The current music scene is manifold in its means of expression. As music becomes more diverse and embraces other art forms it makes room for a new type of performers to flourish. My academic path, comprising jazz theory lessons and an uncomplete bachelor’s in composition beyond my classical piano studies, gave me the opportunity to develop a set of artistic skills that go beyond the standard performer curriculum. I saw in this artistic research the perfect chance to apply this knowledge.

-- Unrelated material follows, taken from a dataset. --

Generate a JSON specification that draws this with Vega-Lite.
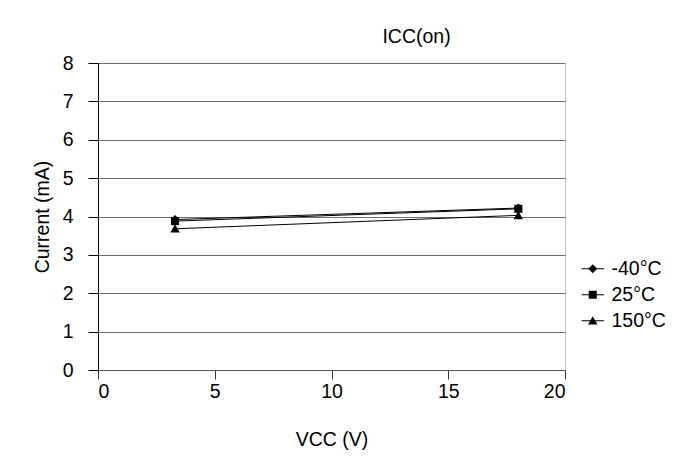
{
  "$schema": "https://vega.github.io/schema/vega-lite/v6.json",
  "width": 467,
  "height": 307,
  "autosize": {"type": "none"},
  "padding": {"left": 98, "top": 63, "right": 124, "bottom": 102},
  "background": "white",
  "title": {
    "text": "ICC(on)",
    "anchor": "middle",
    "dx": 85,
    "offset": 6,
    "fontSize": 19.5,
    "fontWeight": "normal",
    "font": "Liberation Sans",
    "color": "black"
  },
  "data": {
    "values": [
      {"temp": "-40°C", "vcc": 3.3, "current": 3.92},
      {"temp": "-40°C", "vcc": 18, "current": 4.22},
      {"temp": "25°C", "vcc": 3.3, "current": 3.88},
      {"temp": "25°C", "vcc": 18, "current": 4.2},
      {"temp": "150°C", "vcc": 3.3, "current": 3.68},
      {"temp": "150°C", "vcc": 18, "current": 4.03}
    ]
  },
  "encoding": {
    "x": {
      "field": "vcc",
      "type": "quantitative",
      "scale": {"domain": [0, 20], "nice": false, "zero": true},
      "axis": {
        "title": "VCC (V)",
        "values": [0, 5, 10, 15, 20],
        "grid": false,
        "domainColor": "#555555",
        "tickColor": "#333333",
        "tickSize": 9,
        "labelPadding": 3,
        "titlePadding": 30
      }
    },
    "y": {
      "field": "current",
      "type": "quantitative",
      "scale": {"domain": [0, 8], "nice": false},
      "axis": {
        "title": "Current (mA)",
        "values": [0, 1, 2, 3, 4, 5, 6, 7, 8],
        "grid": true,
        "gridColor": "#6e6e6e",
        "gridOpacity": 1,
        "domainColor": "black",
        "tickColor": "black",
        "tickSize": 10,
        "labelPadding": 15,
        "titlePadding": 10
      }
    },
    "detail": {"field": "temp"}
  },
  "layer": [
    {
      "mark": {"type": "line", "color": "black", "strokeWidth": 1}
    },
    {
      "mark": {"type": "point", "filled": true, "color": "black", "opacity": 1, "size": 80},
      "encoding": {
        "shape": {
          "field": "temp",
          "type": "nominal",
          "scale": {
            "domain": ["-40°C", "25°C", "150°C"],
            "range": [
              "M0,-1L1,0L0,1L-1,0Z",
              "M-0.9,-0.9H0.9V0.9H-0.9Z",
              "M0,-1L1.05,0.85H-1.05Z"
            ]
          },
          "legend": null
        }
      }
    },
    {
      "mark": {"type": "point", "filled": true, "color": "black", "opacity": 0, "size": 80},
      "encoding": {
        "shape": {
          "field": "temp",
          "type": "nominal",
          "scale": {
            "domain": ["-40°C", "25°C", "150°C"],
            "range": [
              "M0,-1L1,0L0,1L-1,0Z M-2.5,-0.11H2.5V0.11H-2.5Z",
              "M-0.9,-0.9H0.9V0.9H-0.9Z M-2.5,-0.11H2.5V0.11H-2.5Z",
              "M0,-1L1.05,0.85H-1.05Z M-2.5,-0.11H2.5V0.11H-2.5Z"
            ]
          },
          "legend": {
            "title": null,
            "orient": "none",
            "legendX": 485,
            "legendY": 196,
            "symbolSize": 80,
            "symbolFillColor": "black",
            "symbolOpacity": 1,
            "symbolStrokeWidth": 0,
            "labelOffset": 9,
            "rowPadding": 5,
            "labelFontSize": 19.5,
            "labelFont": "Liberation Sans",
            "labelColor": "black"
          }
        }
      }
    }
  ],
  "resolve": {"scale": {"shape": "independent"}, "legend": {"shape": "independent"}},
  "config": {
    "view": {"stroke": "#c0c0c0", "strokeWidth": 1},
    "axis": {
      "labelFont": "Liberation Sans",
      "titleFont": "Liberation Sans",
      "labelFontSize": 19.5,
      "titleFontSize": 19.5,
      "titleFontWeight": "normal",
      "labelColor": "black",
      "titleColor": "black",
      "domainWidth": 1,
      "tickWidth": 1
    }
  }
}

In my work I explore three distinct approaches to a specific piece of music: Constança Capdeville’s Avec Picasso, ce matin… (1984), starting from a more traditional analysis and progressively diverging from this path towards a subversive approach inspired by the concept of anamorphosis. Capdeville’s score is essentially an open work with a set of guiding instructions. However, the lack of documentation, clear instructions and reliable sources concerning the piece made the notated score more ambiguous than expected. This possible setback in its reconstruction turned out to be the perfect context to put my expertise to the test. While dabbling with Capedeville’s score I resorted to experimental processes, to my experience with composition, my transcription and editing skills, archive work and the use of different media in contemporary performance practice.
I approached the score as a “script” rather than a “text” (Cook, Nicholas). In this research the score is no longer an end in itself, but rather an excuse towards the development of a musical project larger than it.